[Part of a data file]
/---

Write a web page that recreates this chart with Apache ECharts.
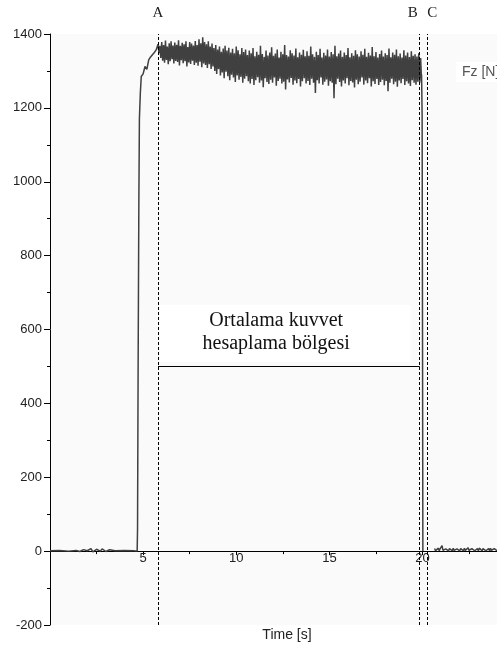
<!DOCTYPE html>
<html>
<head>
<meta charset="utf-8">
<script src="https://cdn.jsdelivr.net/npm/echarts@6/dist/echarts.min.js"></script>
<style>
html,body{margin:0;padding:0;background:#fff;}
#chart{width:497px;height:648px;}
</style>
</head>
<body>
<div id="chart"></div>
<script>
// ---- data ----
// quiet phase and rise: [time s, force N]
const preSignal = [
  [0,1],[0.5,2],[1.0,0],[1.4,2],[1.5,5],[1.6,-1],[1.8,4],[2.0,1],[2.2,7],[2.3,-2],
  [2.5,5],[2.7,0],[2.8,6],[3.0,-1],[3.2,4],[3.5,1],[4.0,2],[4.5,1],[4.68,0],
  [4.70,60],[4.73,480],[4.77,940],[4.80,1170],[4.85,1240],[4.90,1285],[5.0,1292],
  [5.1,1312],[5.2,1304],[5.3,1330],[5.4,1338],[5.5,1334],[5.6,1350],[5.7,1357]
];
// steady phase (from A) sampled every 0.1 s: upper / lower envelope
const bandStart = 5.8, bandStep = 0.1;
const bandHi = [
  1372,1368,1378,1370,1382,1366,1375,1380,1369,1377,
  1371,1383,1368,1376,1372,1380,1365,1378,1374,1369,
  1381,1370,1386,1375,1391,1378,1372,1380,1366,1374,
  1362,1370,1358,1366,1352,1361,1368,1355,1363,1350,
  1360,1348,1366,1356,1345,1362,1351,1358,1343,1355,
  1348,1362,1340,1352,1344,1368,1346,1338,1355,1342,
  1350,1364,1341,1347,1358,1336,1352,1345,1370,1343,
  1339,1356,1348,1342,1361,1337,1350,1344,1357,1340,
  1353,1341,1366,1345,1338,1352,1343,1360,1336,1349,
  1342,1358,1339,1351,1345,1368,1340,1347,1355,1338,
  1350,1343,1362,1337,1348,1341,1356,1345,1339,1353,
  1344,1360,1338,1349,1342,1365,1340,1351,1336,1346,
  1355,1339,1348,1343,1361,1337,1350,1344,1358,1340,
  1347,1336,1356,1342,1350,1338,1353,1341,1345,1339,
  1348,1335
];
const bandLo = [
  1348,1335,1328,1322,1330,1318,1326,1332,1320,1327,
  1324,1315,1329,1321,1326,1312,1323,1319,1328,1316,
  1322,1314,1325,1310,1320,1316,1308,1318,1305,1312,
  1300,1292,1305,1288,1296,1280,1298,1286,1275,1290,
  1282,1270,1288,1276,1284,1268,1279,1286,1272,1266,
  1278,1262,1275,1283,1268,1274,1256,1280,1270,1265,
  1276,1268,1282,1260,1273,1279,1266,1271,1250,1277,
  1269,1281,1263,1274,1267,1278,1258,1272,1280,1266,
  1273,1262,1279,1268,1240,1275,1266,1282,1263,1271,
  1277,1260,1272,1268,1226,1264,1279,1270,1258,1274,
  1266,1280,1261,1273,1269,1255,1276,1264,1271,1282,
  1263,1274,1267,1280,1258,1272,1265,1278,1262,1270,
  1276,1261,1273,1245,1268,1279,1264,1271,1257,1274,
  1267,1278,1262,1272,1266,1259,1275,1268,1263,1271,
  1268,1272
];
// release (drop to zero)
const dropSignal = [[19.95,1290],[19.98,1180],[20.0,600],[20.02,0]];
// after release, sampled every 0.05 s from 20.65 s
const postStart = 20.65, postStep = 0.05;
const postVals = [
  7,1,6,2,8,1,7,3,15,2,7,1,6,2,8,1,7,2,6,1,
  8,2,7,1,6,3,8,1,7,2,6,1,8,2,7,1,9,2,6,1,
  7,2,8,1,6,2,7,1,8,3,6,1,7,2,8,1,6,2,7,1,
  8,2,6,1,7,2,8,1
];
// event markers
const markerNames = ['A','B','C'];
const markerTimes = [5.8, 19.85, 20.25];
const markerLabelShift = [0, -7, 5];
const avgLevel = 500;
const avgText = 'Ortalama kuvvet\nhesaplama bölgesi';
const xTicks = [5,10,15,20];
const yTicks = [-200,0,200,400,600,800,1000,1200,1400];
const yMin = -200, yMax = 1400;

// ---- build series ----
const signal = preSignal.slice();
for (let i = 0; i < bandHi.length; i++) {
  const t = bandStart + i * bandStep;
  signal.push([t, bandHi[i]]);
  signal.push([t + bandStep / 2, bandLo[i]]);
}
dropSignal.forEach(p => signal.push(p));
signal.push([20.3, null]);
postVals.forEach((v, i) => signal.push([postStart + i * postStep, v]));

const W = 497, H = 648;
const gridTop = 34, gridBottom = 23;
const gridH = H - gridTop - gridBottom;
const zeroOffset = gridH * (0 - yMin) / (yMax - yMin);

const chart = echarts.init(document.getElementById('chart'), null, {renderer: 'canvas'});
const sans = 'Liberation Sans, Arial, sans-serif';
const serif = 'Liberation Serif, Times New Roman, serif';

const option = {
  animation: false,
  backgroundColor: '#ffffff',
  grid: {left: 50, right: 0, top: gridTop, bottom: gridBottom, show: true, backgroundColor: '#fafafa', borderWidth: 0},
  xAxis: {
    type: 'value', min: 0, max: 24, interval: 5,
    offset: -zeroOffset,
    axisLine: {onZero: false, lineStyle: {color: '#000', width: 1}},
    axisTick: {length: 4, lineStyle: {color: '#000'}},
    minorTick: {show: true, splitNumber: 2, length: 3, lineStyle: {color: '#000'}},
    splitLine: {show: false},
    axisLabel: {
      margin: 1, color: '#222', fontFamily: sans, fontSize: 13,
      showMinLabel: false, showMaxLabel: false,
      formatter: v => xTicks.indexOf(v) >= 0 ? String(v) : ''
    }
  },
  yAxis: {
    type: 'value', min: yMin, max: yMax, interval: 200,
    axisLine: {show: true, onZero: false, lineStyle: {color: '#000', width: 1}},
    axisTick: {show: true, length: 6, lineStyle: {color: '#000'}},
    minorTick: {show: true, splitNumber: 2, length: 3, lineStyle: {color: '#000'}},
    splitLine: {show: false},
    axisLabel: {
      margin: 8, color: '#222', fontFamily: sans, fontSize: 13,
      formatter: v => yTicks.indexOf(v) >= 0 ? String(v) : ''
    }
  },
  series: [{
    type: 'line',
    data: signal,
    showSymbol: false,
    connectNulls: false,
    lineStyle: {color: '#404040', width: 1.5},
    z: 3,
    markArea: {
      silent: true,
      itemStyle: {color: '#ffffff'},
      data: [[{coord: [5.9, 512]}, {coord: [19.35, 666]}]]
    },
    markLine: {
      silent: true,
      symbol: 'none',
      animation: false,
      label: {show: false},
      lineStyle: {color: '#000', type: [3, 2], width: 1},
      data: markerTimes.map(t => ({xAxis: t})).concat([
        [{coord: [markerTimes[0], avgLevel], lineStyle: {type: 'solid', color: '#000', width: 1}},
         {coord: [markerTimes[1], avgLevel]}]
      ])
    }
  }]
};
chart.setOption(option);

// text placed at data-derived positions
const gfx = [];
markerNames.forEach((n, i) => {
  const px = chart.convertToPixel({xAxisIndex: 0}, markerTimes[i]);
  gfx.push({type: 'text', x: px + markerLabelShift[i], y: 13,
    style: {text: n, fontFamily: serif, fontSize: 15, fill: '#222', align: 'center', verticalAlign: 'middle'}});
});
const c1 = chart.convertToPixel({seriesIndex: 0}, [5.9, 666]);
const c2 = chart.convertToPixel({seriesIndex: 0}, [19.35, 512]);
gfx.push({type: 'text', x: (c1[0] + c2[0]) / 2 - 9, y: (c1[1] + c2[1]) / 2 - 1, z: 20,
  style: {text: avgText, font: '20px ' + serif, lineHeight: 23, fill: '#111', align: 'center', verticalAlign: 'middle'}});
gfx.push({type: 'rect', shape: {x: 456, y: 62, width: 41, height: 20}, style: {fill: '#ffffff'}, z: 10});
gfx.push({type: 'text', x: 462, y: 72, z: 11,
  style: {text: 'Fz [N]', fontFamily: sans, fontSize: 14, fill: '#555', align: 'left', verticalAlign: 'middle'}});
gfx.push({type: 'text', x: 287, y: 635,
  style: {text: 'Time [s]', fontFamily: sans, fontSize: 14, fill: '#222', align: 'center', verticalAlign: 'middle'}});
chart.setOption({graphic: gfx});
</script>
</body>
</html>
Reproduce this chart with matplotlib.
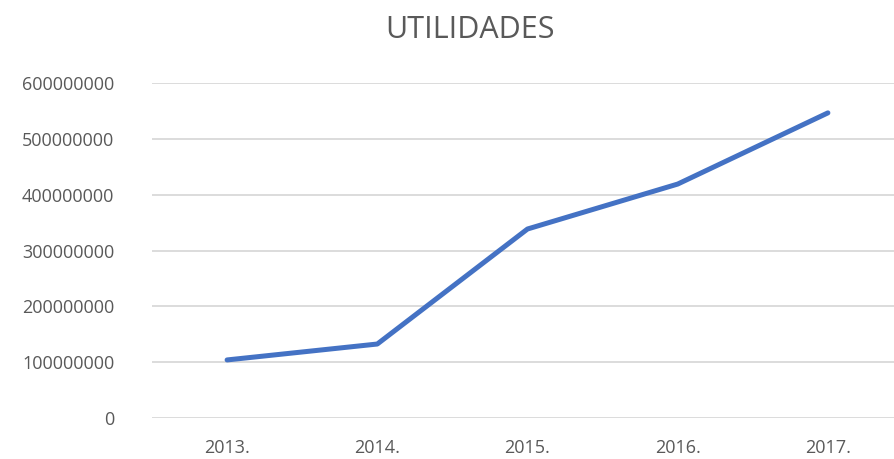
import matplotlib.pyplot as plt

years = ['2013.', '2014.', '2015.', '2016.', '2017.']
utilidades = [104000000, 132500000, 338500000, 419000000, 546500000]
yticks = [0, 100000000, 200000000, 300000000, 400000000, 500000000, 600000000]

plt.rcParams['font.family'] = ['Open Sans', 'DejaVu Sans']

fig = plt.figure(figsize=(8.94, 4.59), dpi=100)
ax = fig.add_axes([152/894, 41/459, 751/894, 335/459])

x = list(range(len(years)))
ax.plot(x, utilidades, color='#4472C4', linewidth=3.6, solid_capstyle='round', zorder=3)

ax.set_xlim(-0.5, 4.5)
ax.set_ylim(0, 600000000)
ax.set_yticks(yticks)
ax.set_yticklabels([str(v) for v in yticks])
ax.set_xticks(x)
ax.set_xticklabels(years)
ax.grid(axis='y', color='#D9D9D9', linewidth=1.3)
ax.set_axisbelow(True)
for s in ax.spines.values():
    s.set_visible(False)
ax.tick_params(length=0, labelsize=13, colors='#595959')
ax.tick_params(axis='x', pad=15)
ax.tick_params(axis='y', pad=27)

fig.text(470/894, 1 - 30/459, 'UTILIDADES', ha='center', va='center', fontsize=22, color='#595959')

fig.savefig('out.png', dpi=100)
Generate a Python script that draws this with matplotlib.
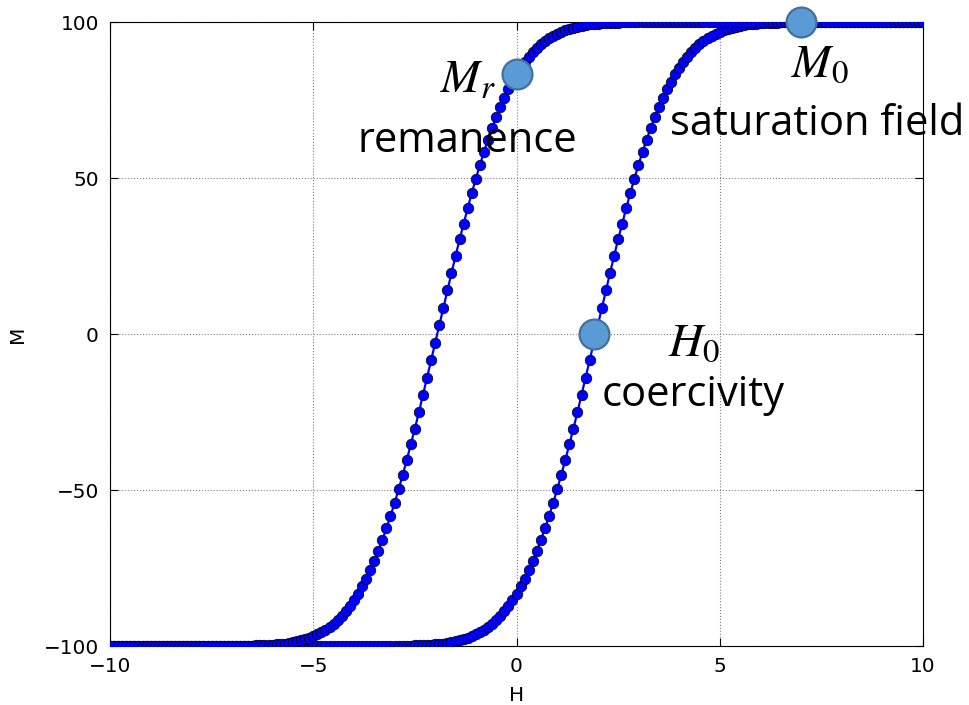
import numpy as np
import matplotlib
matplotlib.use("Agg")
import matplotlib.pyplot as plt

# Campo aplicado H, muestreado cada 0.1 entre -10 y 10
H = np.linspace(-10, 10, 201)

# Rama ascendente (de -100 a 100)
M_up = [
    -100, -100, -100, -100, -100, -100, -100, -100, -100, -100,
    -100, -100, -100, -100, -100, -100, -100, -100, -100, -100,
    -100, -100, -100, -100, -100, -100, -100, -100, -100, -100,
    -100, -100, -100, -100, -100, -100, -100, -100, -100, -100,
    -100, -100, -100, -100, -100, -100, -100, -100, -100, -100,
    -100, -100, -100, -100, -100, -100, -100, -100, -100, -100,
    -100, -100, -100, -100, -100, -100, -100, -100, -100, -100,
    -100, -99.9, -99.9, -99.9, -99.9, -99.8, -99.8, -99.7, -99.7, -99.6,
    -99.5, -99.3, -99.2, -99.0, -98.8, -98.5, -98.2, -97.8, -97.4, -96.9,
    -96.3, -95.6, -94.8, -93.9, -92.9, -91.7, -90.3, -88.8, -87.2, -85.3,
    -83.2, -80.9, -78.4, -75.7, -72.7, -69.5, -66.0, -62.3, -58.4, -54.2,
    -49.8, -45.2, -40.4, -35.4, -30.3, -25.0, -19.5, -14.0, -8.4, -2.8,
    2.8, 8.4, 14.0, 19.5, 25.0, 30.3, 35.4, 40.4, 45.2, 49.8,
    54.2, 58.4, 62.3, 66.0, 69.5, 72.7, 75.7, 78.4, 80.9, 83.2,
    85.3, 87.2, 88.8, 90.3, 91.7, 92.9, 93.9, 94.8, 95.6, 96.3,
    96.9, 97.4, 97.8, 98.2, 98.5, 98.8, 99.0, 99.2, 99.3, 99.5,
    99.6, 99.7, 99.7, 99.8, 99.8, 99.9, 99.9, 99.9, 99.9, 100,
    100, 100, 100, 100, 100, 100, 100, 100, 100, 100,
    100, 100, 100, 100, 100, 100, 100, 100, 100, 100,
    100, 100, 100, 100, 100, 100, 100, 100, 100, 100,
    100,
]

# Rama descendente (de 100 a -100)
M_down = [
    -100, -100, -100, -100, -100, -100, -100, -100, -100, -100,
    -100, -100, -100, -100, -100, -100, -100, -100, -100, -100,
    -100, -100, -100, -100, -100, -100, -100, -100, -100, -100,
    -100, -100, -99.9, -99.9, -99.9, -99.9, -99.8, -99.8, -99.7, -99.7,
    -99.6, -99.5, -99.3, -99.2, -99.0, -98.8, -98.5, -98.2, -97.8, -97.4,
    -96.9, -96.3, -95.6, -94.8, -93.9, -92.9, -91.7, -90.3, -88.8, -87.2,
    -85.3, -83.2, -80.9, -78.4, -75.7, -72.7, -69.5, -66.0, -62.3, -58.4,
    -54.2, -49.8, -45.2, -40.4, -35.4, -30.3, -25.0, -19.5, -14.0, -8.4,
    -2.8, 2.8, 8.4, 14.0, 19.5, 25.0, 30.3, 35.4, 40.4, 45.2,
    49.8, 54.2, 58.4, 62.3, 66.0, 69.5, 72.7, 75.7, 78.4, 80.9,
    83.2, 85.3, 87.2, 88.8, 90.3, 91.7, 92.9, 93.9, 94.8, 95.6,
    96.3, 96.9, 97.4, 97.8, 98.2, 98.5, 98.8, 99.0, 99.2, 99.3,
    99.5, 99.6, 99.7, 99.7, 99.8, 99.8, 99.9, 99.9, 99.9, 99.9,
    100, 100, 100, 100, 100, 100, 100, 100, 100, 100,
    100, 100, 100, 100, 100, 100, 100, 100, 100, 100,
    100, 100, 100, 100, 100, 100, 100, 100, 100, 100,
    100, 100, 100, 100, 100, 100, 100, 100, 100, 100,
    100, 100, 100, 100, 100, 100, 100, 100, 100, 100,
    100, 100, 100, 100, 100, 100, 100, 100, 100, 100,
    100, 100, 100, 100, 100, 100, 100, 100, 100, 100,
    100,
]

# Puntos destacados: remanencia, saturacion, coercitividad
mark_H = [0, 7, 1.9]
mark_M = [83.2, 100, 0]
mark_sym = [r"$M_r$", r"$M_0$", r"$H_0$"]
mark_name = ["remanence", "saturation field", "coercivity"]

plt.rcParams["mathtext.fontset"] = "stix"

W, Hpx = 970, 705
fig = plt.figure(figsize=(W / 100, Hpx / 100), dpi=100)
ax = fig.add_axes([110 / W, 59 / Hpx, 813 / W, 624 / Hpx])

# Ciclo de histeresis
for M in (M_up, M_down):
    ax.plot(H, M, "-", color="b", lw=1.6, marker="o", ms=7.6,
            mfc="b", mec="k", mew=0.5, zorder=3)

# Circulos de los puntos destacados
ax.plot(mark_H, mark_M, "o", ms=21.5, mfc="#5B9BD5", mec="#41719C",
        mew=1.6, ls="none", clip_on=False, zorder=5)

ax.set_xlim(-10, 10)
ax.set_ylim(-100, 100)
ax.set_xticks([-10, -5, 0, 5, 10])
ax.set_yticks([-100, -50, 0, 50, 100])
ax.grid(True, color="0.5", ls=":", lw=0.8)
ax.tick_params(direction="in", top=True, right=True, labelsize=14.4,
               length=6, pad=8)
ax.set_xlabel("H", fontsize=14.4, labelpad=7)
ax.set_ylabel("M", fontsize=14.4, labelpad=12)

# Etiquetas de texto (coordenadas en pixeles de la figura)
sym_xy = [(468, 93), (820, 77), (694, 356)]
name_xy = [(467, 152), (817, 135), (693, 406)]
for s, (x, y) in zip(mark_sym, sym_xy):
    fig.text(x / W, 1 - y / Hpx, s, fontsize=34, ha="center", va="baseline")
for s, (x, y) in zip(mark_name, name_xy):
    fig.text(x / W, 1 - y / Hpx, s, fontsize=30, family="Open Sans",
             ha="center", va="baseline")

fig.savefig("out.png", dpi=100)
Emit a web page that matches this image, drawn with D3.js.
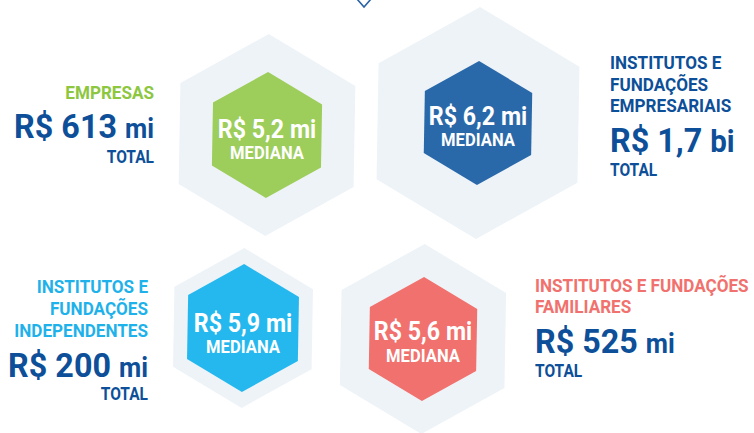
<!DOCTYPE html>
<html lang="pt">
  <head>
    <meta charset="utf-8">
    <title>Mediana e total por tipo de investidor</title>
    <script src="https://d3js.org/d3.v7.min.js"></script>
    <style>
      body { margin: 0; background: #fff; }
      text { font-family: Roboto, "Noto Sans", sans-serif; font-weight: 700; }
    </style>
  </head>
  <body>
    <div id="chart"></div>
    <script type="text/javascript">
      // data
      var labelLines = [
        ["EMPRESAS"],
        ["INSTITUTOS E", "FUNDAÇÕES", "EMPRESARIAIS"],
        ["INSTITUTOS E", "FUNDAÇÕES", "INDEPENDENTES"],
        ["INSTITUTOS E FUNDAÇÕES", "FAMILIARES"]
      ];
      var totals = ["613", "1,7", "200", "525"];
      var totalUnits = ["mi", "bi", "mi", "mi"];
      var medians = ["5,2", "6,2", "5,9", "5,6"];
      var labelColors = ["#8dc63f", "#0d4f98", "#1fb2ea", "#f0716d"];
      var hexColors = ["#9dcd5a", "#2a69a9", "#25b8ee", "#f1716e"];

      // layout for each block (hex center, radii, text anchor and baselines)
      var layout = [
        { cx: 267, cy: 135, outer: 101, inner: 63, tx: 154, anchor: "end",
          labelY: [99], totalY: 138, totalLabelY: 163, medY: 138, medLabelY: 159 },
        { cx: 478, cy: 123, outer: 116, inner: 62, tx: 610, anchor: "start",
          labelY: [69, 91, 112], totalY: 152, totalLabelY: 176, medY: 125, medLabelY: 146 },
        { cx: 243, cy: 328, outer: 80, inner: 64, tx: 148, anchor: "end",
          labelY: [293, 315, 337], totalY: 377, totalLabelY: 400, medY: 332, medLabelY: 353 },
        { cx: 423, cy: 339, outer: 95, inner: 62, tx: 535, anchor: "start",
          labelY: [292, 313], totalY: 353, totalLabelY: 377, medY: 340, medLabelY: 362 }
      ];

      var svg = d3.select("#chart")
        .append("svg")
        .attr("width", 754)
        .attr("height", 433);

      // pointy-top hexagon
      var hexPath = function(r) {
        var pts = d3.range(6).map(function(i) {
          var a = Math.PI / 3 * i - Math.PI / 2;
          return [r * Math.cos(a), r * Math.sin(a)];
        });
        return d3.line()(pts) + "Z";
      };

      // condensed text: horizontal squeeze around the anchor point
      var addText = function(g, x, y, anchor, size, sx, fill, str) {
        return g.append("text")
          .attr("transform", "translate(" + x + "," + y + ") scale(" + sx + ",1)")
          .attr("text-anchor", anchor)
          .attr("fill", fill)
          .style("font-size", size + "px")
          .text(str);
      };

      // small chevron at the top
      svg.append("path")
        .attr("d", d3.line()([[357, -1], [364, 7], [371, -1]]))
        .attr("fill", "none")
        .attr("stroke", "#2a63a8")
        .attr("stroke-width", 1.6);

      var blocks = svg.selectAll(".block")
        .data(layout)
        .enter()
        .append("g")
        .attr("class", "block");

      // light outer hex
      blocks.append("path")
        .attr("transform", (d) => "translate(" + d.cx + "," + d.cy + ") rotate(1)")
        .attr("d", (d) => hexPath(d.outer))
        .attr("fill", "#eef3f8");

      // coloured inner hex
      blocks.append("path")
        .attr("transform", (d) => "translate(" + d.cx + "," + d.cy + ") rotate(1)")
        .attr("d", (d) => hexPath(d.inner))
        .attr("fill", (d, i) => hexColors[i]);

      blocks.each(function(d, i) {
        var g = d3.select(this);

        // median inside the hex
        addText(g, d.cx, d.medY, "middle", 25, 0.93, "#fff", "R$ " + medians[i] + " mi");
        addText(g, d.cx, d.medLabelY, "middle", 17.5, 0.95, "#fff", "MEDIANA");

        // category label lines
        labelLines[i].forEach(function(line, j) {
          addText(g, d.tx, d.labelY[j], d.anchor, 19, 0.9, labelColors[i], line);
        });

        // total value
        var t = addText(g, d.tx, d.totalY, d.anchor, 34, 0.95, "#0d4f98", "");
        t.append("tspan")
          .text("R$ " + totals[i] + " ");
        t.append("tspan")
          .style("font-size", totalUnits[i] == "bi" ? "31px" : "27px")
          .text(totalUnits[i]);

        addText(g, d.tx, d.totalLabelY, d.anchor, 18.5, 0.84, "#0d4f98", "TOTAL");
      });
    </script>
  </body>
</html>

\---

■ Written request ■
The copy should hold exactly the lines from the line with "Generate a Python" to the line with "H = np.linspace(-10, 10, 201)", both ends in, set down without any pictures and with nothing added.

■ Written solution ■
Generate a Python script that draws this with matplotlib.
import numpy as np
import matplotlib
matplotlib.use("Agg")
import matplotlib.pyplot as plt

# Campo aplicado H, muestreado cada 0.1 entre -10 y 10
H = np.linspace(-10, 10, 201)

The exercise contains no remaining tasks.